Marc Chun is not afraid to play with matches, having concocted a play composed of five people's nonlinear, one-sided dialogue. Sound like a way to scorch your theatrical fingers or get lost in avant-garde smoke?

Fortunately, in "Match" Chun lets his plot burn all the way down but deftly avoids getting singed. Presented by the Mill 6 Collaborative and directed by Antoine A. Gagnon, the production is intimately staged in the proudly fringe Devanaughn Theatre (located in an old piano factory). The theater's notoriously secluded entrance adds to the ambiance; by the time the audience takes its seats, they are primed for a uniquely personal experience.

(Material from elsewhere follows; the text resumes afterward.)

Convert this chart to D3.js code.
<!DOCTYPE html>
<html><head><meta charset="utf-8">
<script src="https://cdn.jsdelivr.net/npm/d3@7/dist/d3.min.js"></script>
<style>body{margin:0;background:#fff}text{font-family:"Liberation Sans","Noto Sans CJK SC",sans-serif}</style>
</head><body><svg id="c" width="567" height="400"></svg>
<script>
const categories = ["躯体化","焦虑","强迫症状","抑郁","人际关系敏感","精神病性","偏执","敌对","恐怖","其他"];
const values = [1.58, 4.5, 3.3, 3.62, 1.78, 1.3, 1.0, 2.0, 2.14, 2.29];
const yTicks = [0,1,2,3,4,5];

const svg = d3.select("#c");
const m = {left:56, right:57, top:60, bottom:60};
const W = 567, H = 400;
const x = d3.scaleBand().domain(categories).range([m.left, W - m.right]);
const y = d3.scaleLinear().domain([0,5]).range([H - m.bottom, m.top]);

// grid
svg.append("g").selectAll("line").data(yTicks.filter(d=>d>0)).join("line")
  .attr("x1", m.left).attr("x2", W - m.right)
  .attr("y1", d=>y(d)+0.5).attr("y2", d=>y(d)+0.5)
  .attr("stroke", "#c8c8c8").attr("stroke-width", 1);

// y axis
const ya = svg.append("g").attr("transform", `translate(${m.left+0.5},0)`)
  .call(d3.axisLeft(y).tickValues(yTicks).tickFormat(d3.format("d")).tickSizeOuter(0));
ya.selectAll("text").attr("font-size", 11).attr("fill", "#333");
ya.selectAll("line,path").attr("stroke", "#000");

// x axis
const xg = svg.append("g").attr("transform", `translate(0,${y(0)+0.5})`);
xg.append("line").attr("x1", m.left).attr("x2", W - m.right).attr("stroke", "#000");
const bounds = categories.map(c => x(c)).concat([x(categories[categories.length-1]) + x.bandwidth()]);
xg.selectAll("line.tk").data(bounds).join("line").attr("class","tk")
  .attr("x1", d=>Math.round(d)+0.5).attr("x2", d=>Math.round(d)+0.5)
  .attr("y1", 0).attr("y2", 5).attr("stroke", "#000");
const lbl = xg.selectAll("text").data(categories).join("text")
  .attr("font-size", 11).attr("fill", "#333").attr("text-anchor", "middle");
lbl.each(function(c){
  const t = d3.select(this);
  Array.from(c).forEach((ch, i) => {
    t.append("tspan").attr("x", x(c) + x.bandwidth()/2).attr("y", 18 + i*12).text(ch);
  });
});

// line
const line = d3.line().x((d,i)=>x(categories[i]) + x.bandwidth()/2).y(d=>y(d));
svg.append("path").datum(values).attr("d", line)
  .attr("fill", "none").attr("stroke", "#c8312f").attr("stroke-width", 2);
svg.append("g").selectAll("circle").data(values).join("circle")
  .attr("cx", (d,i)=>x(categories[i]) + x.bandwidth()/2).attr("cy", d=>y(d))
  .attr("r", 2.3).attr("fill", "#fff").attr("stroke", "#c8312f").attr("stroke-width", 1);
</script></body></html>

For the most part, "Match" delivers. From a bare stage with five chairs set at skewed angles, the characters' five troubled tales gradually weave into one. The play opens with a chorus of voices in the dark speaking fragments of dialogue ("Thank you," "That's nice," "I didn't mean to," etc.). Out of context, you can't make much sense of them, but you are challenged from the outset to start finding matches.

When lights come up, an almost unnervingly tall and thin young man (Mikkel Raahede) who informs the audience, "The sky was that blue ... I will just call it that blue because I guess you really only name the things you're afraid you might forget." This turns out to be a theme throughout the play, as none of the characters themselves even have names. We must identify them by who they are.

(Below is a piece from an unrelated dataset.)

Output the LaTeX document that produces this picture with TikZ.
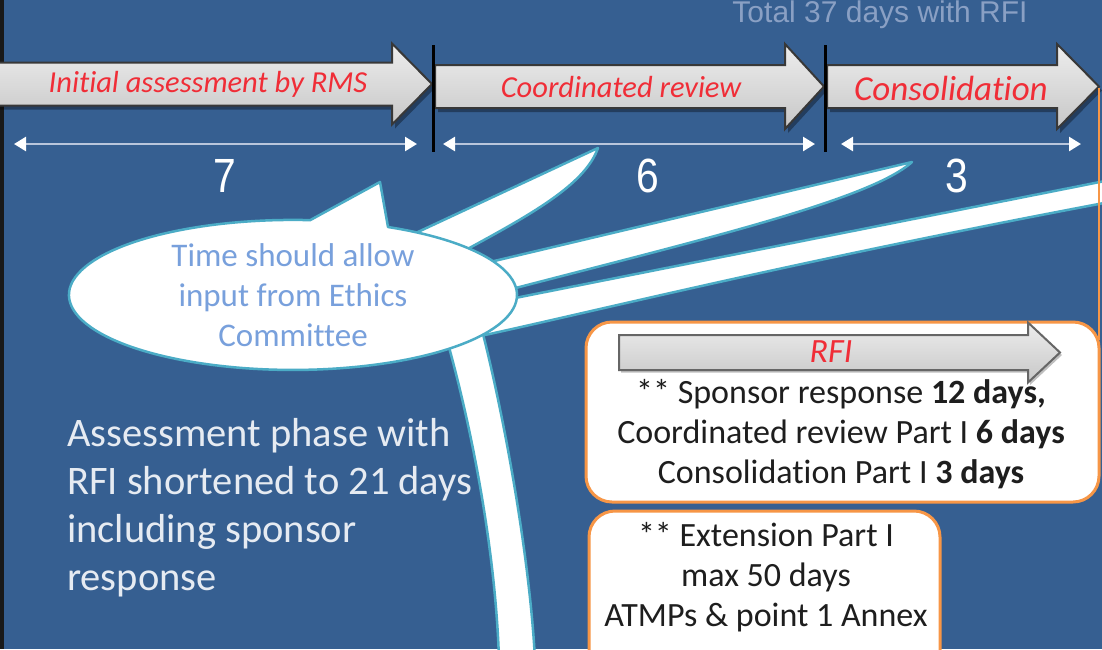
\documentclass[tikz,border=0pt]{standalone}
\usepackage{fontspec}
\setmainfont[Ligatures=NoCommon]{Carlito}
\newfontfamily\arialf{Liberation Sans}
\usetikzlibrary{arrows.meta}
\definecolor{bg}{RGB}{54,95,145}
\definecolor{tealc}{RGB}{75,172,198}
\definecolor{orangec}{RGB}{247,150,70}
\definecolor{labelred}{RGB}{240,45,55}
\definecolor{calloutblue}{RGB}{120,160,220}
\definecolor{dimline}{RGB}{185,198,220}
\definecolor{totalc}{RGB}{138,160,196}
\definecolor{softwhite}{RGB}{230,235,242}
\definecolor{textdark}{RGB}{30,30,30}

% closed outline of a block arrow: start x, head base x, tip x, centre y, half shaft, half head
\newcommand{\arrowpath}[6]{(#1,#4-#5) -- (#2,#4-#5) -- (#2,#4-#6) -- (#3,#4) -- (#2,#4+#6) -- (#2,#4+#5) -- (#1,#4+#5) -- cycle}

\tikzset{
  bararrow/.style={top color=black!7, bottom color=black!22, draw=black!78, line width=2pt, line join=miter},
  barshadow/.style={fill=black, opacity=0.35, shift={(3,4)}},
  phaselabel/.style={text=labelred, font=\itshape\fontsize{30.5}{32}\selectfont, inner sep=0pt},
  dimarrow/.style={draw=dimline, line width=2.5pt, {Triangle[width=14pt,length=12pt,fill=white,color=white]}-{Triangle[width=14pt,length=12pt,fill=white,color=white]}},
  daycount/.style={text=white, font=\arialf\fontsize{48}{50}\selectfont, inner sep=0pt, xscale=0.85},
  separator/.style={draw=black, line width=3pt},
  ray/.style={fill=white, draw=tealc, line width=2.5pt, line join=round},
  infobox/.style={fill=white, draw=orangec, line width=3pt, rounded corners=26pt},
  boxtext/.style={text=textdark, font=\fontsize{34}{40}\selectfont, align=center, inner sep=0pt}
}

\begin{document}
\begin{tikzpicture}[x=1pt, y=-1pt]
\useasboundingbox (0,0) rectangle (1102,649);
\clip (0,0) rectangle (1102,649);
\fill[bg] (0,0) rectangle (1102,649);
\fill[black!90] (0,0) rectangle (4,649);

% total duration
\node[text=totalc, font=\arialf\fontsize{30}{32}\selectfont, inner sep=0pt] (total) at (880,15) {Total 37 days with RFI};

% phase arrows
\fill[barshadow] \arrowpath{-5}{392}{432}{84}{21.5}{40.5};
\fill[barshadow] \arrowpath{435}{785}{824}{86.5}{21.5}{42.5};
\fill[barshadow] \arrowpath{827}{1057}{1099}{86.5}{21.5}{42.5};
\path[bararrow] \arrowpath{-5}{392}{432}{84}{21.5}{40.5};
\path[bararrow] \arrowpath{435}{785}{824}{86.5}{21.5}{42.5};
\path[bararrow] \arrowpath{827}{1057}{1099}{86.5}{21.5}{42.5};

\node[phaselabel] (initial) at (208,84) {Initial assessment by RMS};
\node[phaselabel] (coord) at (621,87) {Coordinated review};
\node[phaselabel, font=\itshape\fontsize{35}{36}\selectfont] (consol) at (951,88) {Consolidation};

% phase boundaries
\coordinate (s1a) at (433,45); \coordinate (s1b) at (433,152);
\coordinate (s2a) at (825,45); \coordinate (s2b) at (825,152);
\draw[separator] (s1a) -- (s1b);
\draw[separator] (s2a) -- (s2b);

% durations
\coordinate (d1a) at (14,144);  \coordinate (d1b) at (417,144);
\coordinate (d2a) at (443,144); \coordinate (d2b) at (815,144);
\coordinate (d3a) at (841,144); \coordinate (d3b) at (1081,144);
\draw[dimarrow] (d1a) -- (d1b);
\draw[dimarrow] (d2a) -- (d2b);
\draw[dimarrow] (d3a) -- (d3b);
\node[daycount] (n7) at (225,176) {7};
\node[daycount] (n6) at (648,176) {6};
\node[daycount] (n3) at (957,176) {3};

% rays leaving the callout
\path[ray] (505,300) -- (1120,178) -- (1120,200) .. controls (800,260) and (600,310) .. (485,335) -- cycle;
\path[ray] (490,262) -- (912,162) .. controls (870,200) and (700,240) .. (508,290) -- cycle;
\path[ray] (405,238) -- (598,148) .. controls (585,185) and (530,215) .. (462,252) -- cycle;
\path[ray] (447,340) .. controls (475,440) and (496,560) .. (499,660) -- (535,660) .. controls (530,560) and (505,420) .. (482,330) -- cycle;

% callout body with its pointer
\path[fill=white, draw=tealc, line width=2.5pt, line join=round]
  (388,227) arc[start angle=-64.9, end angle=274.4, x radius=224, y radius=75] -- (380,182) -- cycle;
\node[text=calloutblue, font=\fontsize{33}{40}\selectfont, align=center, inner sep=0pt] (callout) at (293,295)
  {Time should allow\\input from Ethics\\Committee};

% summary text
\node[text=softwhite, font=\fontsize{40.5}{48}\selectfont, align=left, anchor=north west, inner sep=0pt] (summary) at (67,418)
  {Assessment phase with\\RFI shortened to 21 days\\including sponsor\\response};

% side marker
\draw[orangec, line width=2.5pt] (1099,88) -- (1099,340);

% RFI box
\path[infobox] (586,322) rectangle (1099,502);
\fill[black, opacity=0.25] \arrowpath{621}{1030}{1062}{355}{17.5}{30};
\path[bararrow, draw=black!60] \arrowpath{619}{1028}{1060}{352.5}{17.5}{30};
\node[phaselabel, font=\itshape\fontsize{34}{36}\selectfont] (rfi) at (831,352) {RFI};
\node[boxtext] (rfitext) at (841,434)
  {** Sponsor response \textbf{12 days,}\\Coordinated review Part I \textbf{6 days}\\Consolidation Part I \textbf{3 days}};

% extension box
\path[infobox] (589,511) rectangle (940,700);
\node[boxtext, anchor=north] (exttext) at (766,522)
  {** Extension Part I\\max 50 days\\ATMPs \& point 1 Annex};
\end{tikzpicture}
\end{document}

The observer of "that blue" is actually a very ill painter. The rather upset woman far stage right is his girlfriend, a struggling academic (Brashani Reece). The woman (Judith Austen) who enters profusely thanking the audience for its non-existent applause is a movie star and singer. The stressed, sarcastic man in the suit to her right is her manager (Matt Chapuran). Finally, the comically awkward man in the corner (Jim Jordan) is the odd man out. He is being questioned by someone, has an infirm mother and seems obsessed with Fibonacci numbers and lottery tickets, but his connection to the others is not readily apparent.

From this cast of characters, speaking only to an unseen and unheard companion, a plot unfolds involving true (but difficult) love, Hollywood triteness, morality, attempts to rationalize dishonesty, life, death, bone marrow transplants and extraordinary coincidences. To keep the audience constantly engaged, Gagnon has given his actors a clear directive: keep moving. (Conversely, whenever the actors don't pick up their cues, it is jarringly obvious).

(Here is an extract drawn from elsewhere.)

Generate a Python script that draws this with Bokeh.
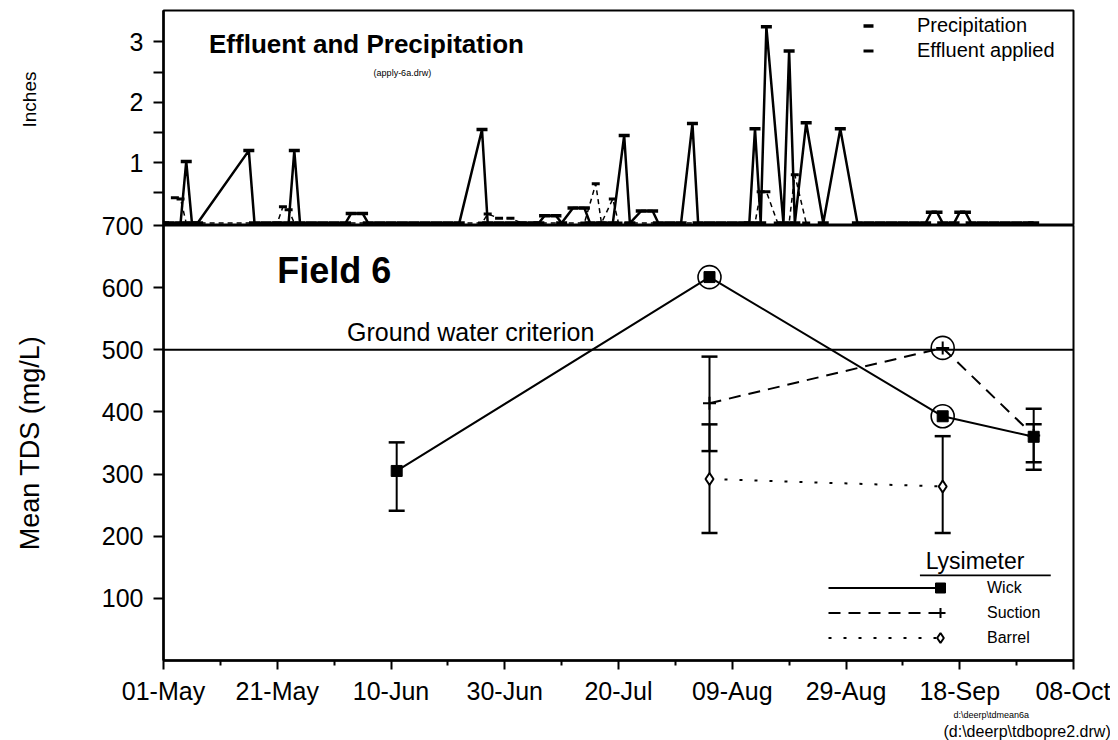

The quick pace is crucial as many characters interrupt others by duplicating or contradicting the previous line in a completely different context. Everyone's lines are padded with references to other characters, saying things like "It came out of the blue." The fragmented lines from the initial blackout reappear throughout the play. The effect is a constant layering of connection between the isolated characters.

In the world of "Match," costumes are unassuming and the set is almost non-existent, so the burden falls on the actors to conjure images in the audience's mind. While they rarely move across the stage, they keep in motion through their voices, faces and postures. Their level of success is uneven throughout the play; it seems to take them a little time to settle into their roles. It also takes time for the audience to get used to the unusual format.

Raahede, however, who opens and closes the performance, has a strong enough presence to carry the show along until the spoken world takes over. In the ensemble cast, he alone seems to be able to choose his words without slowing the pace. Chapuran and Jordan also deliver appropriately comedic and deeply conflicted portrayals. Austen's movie star is just the right mix of caricature and sincerity to be believable. Reece's character is adequate, but definitely the least complex and interesting of the group.

As the play progresses, one's efforts to match fragments of story and dialogue are rewarded. It is exhilarating to realize who each character is speaking to and how, in the end, all of the characters are connected to each other.

The hour-long one-act is a flash, like a match-light in the dark. The audience is given a glimpse that sears itself into their memory, before the match burns down and Chun drops it. It's hard to say, exactly, what you saw, but you know you don't want to forget it.